Preheat the oven to 325°F.
Mix together 3 ounces cream cheese and ½ cup butter. Work in 1 cup of flour. Cover dough and chill in the refrigerator for at least 1 hour.
Any leftover cream cheese can be frozen if you don’t use it often. Simply put it in a plastic container and freeze it. Warning, it will get a little grainy and possibly watery from freezing. When you are ready to use it, let it thaw out in the fridge. Mix it all together if any separation occurred and you are good to go. It is best to use frozen cream cheese in things like this recipe.. I wouldn’t put it on top of a bagel.
Shape dough into 24 1-inch balls. Place in an ungreased 1 ¾ inch muffin pan, pressing dough against the sides. Helps if you have a 1-inch rod to form dough cups with. After forming the cups, place the pans back in the fridge while making the filling.
BTW, a tassie is a Scottish term for a cup or goblet for drinking wine.
Beat together the 1 egg, ¾ cup of brown sugar, 1 tablespoon butter, 1 teaspoon vanilla extract, and a pinch of sea salt.
Divide ½ cup chopped pecans between the cups. Divide egg mixture between the cups. Top with whole pecans.

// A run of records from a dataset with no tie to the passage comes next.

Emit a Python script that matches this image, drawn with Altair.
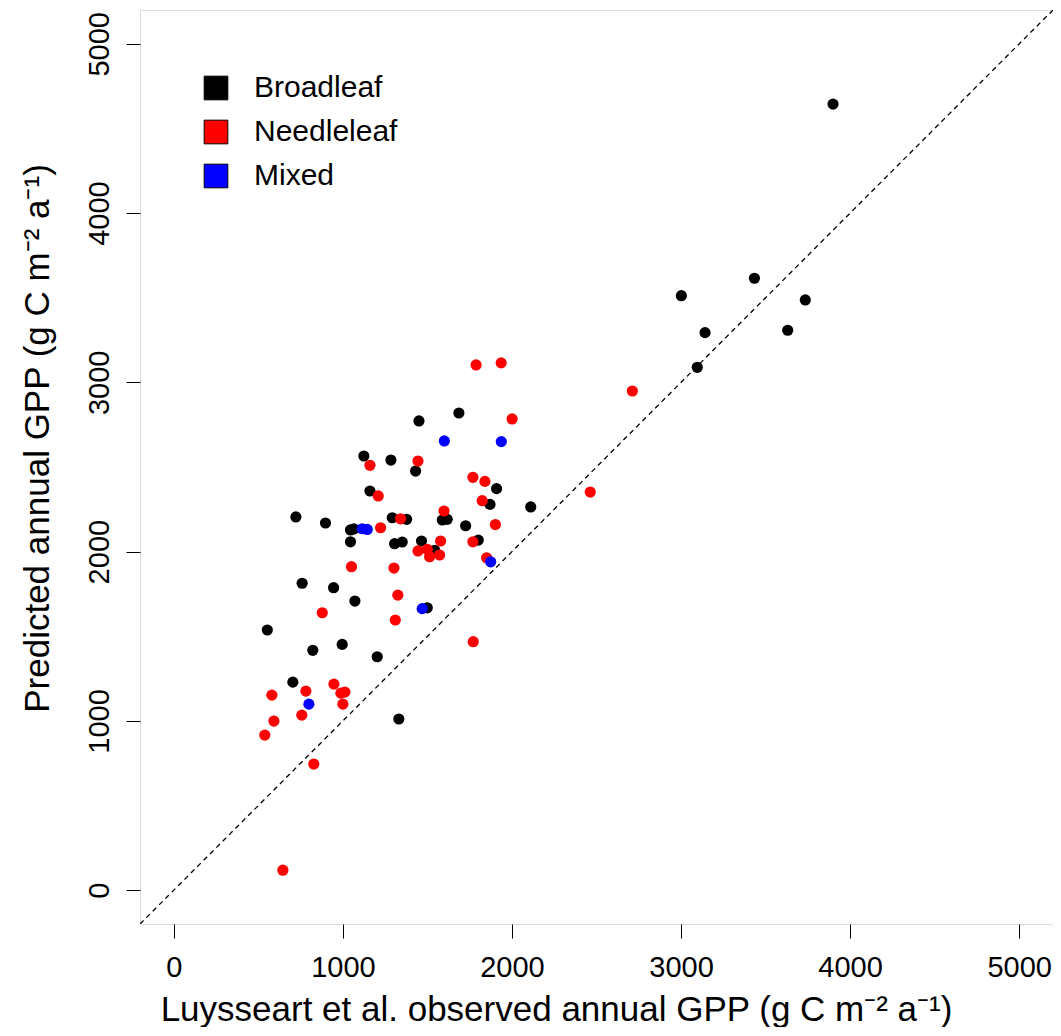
import altair as alt
import pandas as pd

# ---- data ----
broad_x = [3899, 3434, 3002, 3735, 3142, 3631, 3096, 2111, 1686, 1450, 1124, 1284, 1430, 1909,
           1160, 1870, 1292, 1377, 1588, 1617, 722, 897, 1045, 1065, 1045, 1306, 1351, 1465,
           1726, 1801, 1543, 759, 945, 1071, 1499, 822, 996, 1203, 553, 704, 1331]
broad_y = [4644, 3615, 3512, 3487, 3294, 3308, 3089, 2264, 2819, 2772, 2565, 2541, 2476, 2372,
           2358, 2279, 2200, 2191, 2187, 2191, 2205, 2169, 2128, 2134, 2058, 2047, 2057, 2063,
           2153, 2068, 2008, 1813, 1787, 1708, 1668, 1417, 1452, 1379, 1537, 1229, 1011]

needle_x = [2712, 2463, 1788, 1936, 2001, 1160, 1444, 1769, 1840, 1209, 1824, 1598, 1341, 1902,
            1223, 1578, 1769, 1444, 1499, 1513, 1572, 1850, 1051, 1302, 1325, 878, 1310, 1771,
            580, 592, 538, 781, 757, 947, 988, 1012, 1000, 828, 645]
needle_y = [2949, 2352, 3103, 3115, 2784, 2510, 2535, 2439, 2415, 2329, 2301, 2240, 2194, 2160,
            2141, 2063, 2058, 2004, 2014, 1970, 1980, 1964, 1911, 1903, 1743, 1639, 1596, 1468,
            1152, 999, 916, 1176, 1034, 1217, 1164, 1170, 1099, 745, 118]

mixed_x = [1600, 1937, 1114, 1144, 1874, 1469, 799]
mixed_y = [2654, 2650, 2135, 2131, 1940, 1663, 1099]

categories = ["Broadleaf", "Needleleaf", "Mixed"]
cat_colors = ["#000000", "#ff0000", "#0000ff"]
tick_values = [0, 1000, 2000, 3000, 4000, 5000]
axis_domain = [-200, 5200]
one_to_one = [-200, 5200]

x_title = "Luysseart et al. observed annual GPP (g C m\u207b\u00b2 a\u207b\u00b9)"
y_title = "Predicted annual GPP (g C m\u207b\u00b2 a\u207b\u00b9)"

rows = []
for xs, ys, c in [(broad_x, broad_y, "Broadleaf"), (needle_x, needle_y, "Needleleaf"),
                  (mixed_x, mixed_y, "Mixed")]:
    for a, b in zip(xs, ys):
        rows.append({"obs": a, "pred": b, "type": c})
df = pd.DataFrame(rows)
line_df = pd.DataFrame({"obs": one_to_one, "pred": one_to_one})

FONT = "Liberation Sans, Arial, Helvetica"

xscale = alt.Scale(domain=axis_domain, nice=False, zero=False)
yscale = alt.Scale(domain=axis_domain, nice=False, zero=False)

x_axis = alt.Axis(values=tick_values, tickSize=14, tickColor="black", tickWidth=1,
                  domain=False, grid=False, labelFontSize=29, labelFont=FONT,
                  labelColor="black", labelPadding=15, labelFlush=False, labelOverlap=False,
                  labelBaseline="top", format="d",
                  title=x_title, titleFont=FONT, titleFontSize=35, titleFontWeight="normal",
                  titleColor="black", titleX=416, titleY=96, titleAlign="center",
                  titleBaseline="alphabetic")
y_axis = alt.Axis(values=tick_values, tickSize=14, tickColor="black", tickWidth=1,
                  domain=False, grid=False, labelFontSize=29, labelFont=FONT,
                  labelColor="black", labelPadding=18, labelFlush=False, labelOverlap=False,
                  labelAngle=270, labelAlign="center", labelBaseline="alphabetic", format="d",
                  title=y_title, titleFont=FONT, titleFontSize=35, titleFontWeight="normal",
                  titleColor="black", titleX=-92, titleY=428, titleAlign="center",
                  titleAngle=270, titleBaseline="alphabetic")

points = alt.Chart(df).mark_circle(size=125, opacity=1).encode(
    x=alt.X("obs:Q", scale=xscale, axis=x_axis),
    y=alt.Y("pred:Q", scale=yscale, axis=y_axis),
    color=alt.Color("type:N",
                    scale=alt.Scale(domain=categories, range=cat_colors),
                    legend=alt.Legend(orient="none", legendX=61, legendY=63, title=None,
                                      symbolType="square", symbolSize=560,
                                      symbolStrokeColor="black", symbolStrokeWidth=1,
                                      labelFontSize=30, labelFont=FONT, labelColor="black",
                                      labelOffset=23, rowPadding=14, padding=0)),
)

line = alt.Chart(line_df).mark_line(color="black", strokeWidth=1.3, strokeDash=[5, 4],
                                    clip=True).encode(
    x=alt.X("obs:Q", scale=xscale),
    y=alt.Y("pred:Q", scale=yscale),
)

chart = alt.layer(points, line).properties(
    width=913, height=914,
    padding={"left": 132, "top": 2, "right": 0, "bottom": 103},
    autosize="none",
).configure_view(stroke="#222222", strokeWidth=2).configure(background="white")

chart.save("out.html", embed_options={"renderer": "svg", "actions": False})
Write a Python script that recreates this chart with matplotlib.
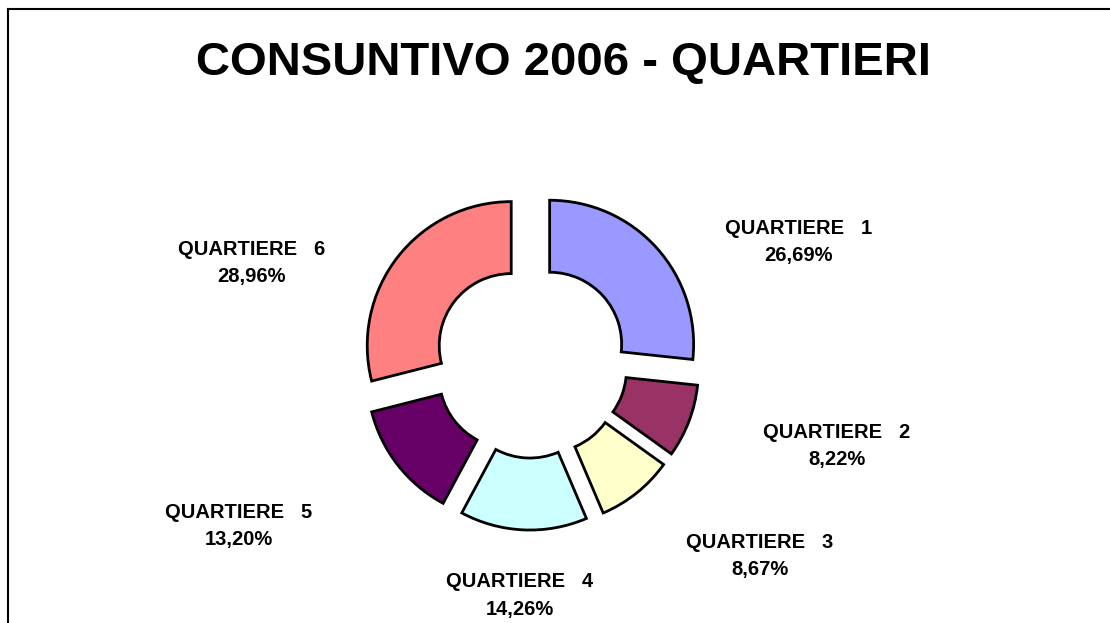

Any leftover pecans should be stored based on how you plan to use them. If they’re shelled, put them in the fridge, they will keep there for about 6 months, up to a year in the freezer. The oils in nuts go rancid when left out at room temperature. It’s important to keep them stored in something airtight to avoid any exposure to moisture.
Bake for 25 minutes until egg mixture is set and the crust is golden brown.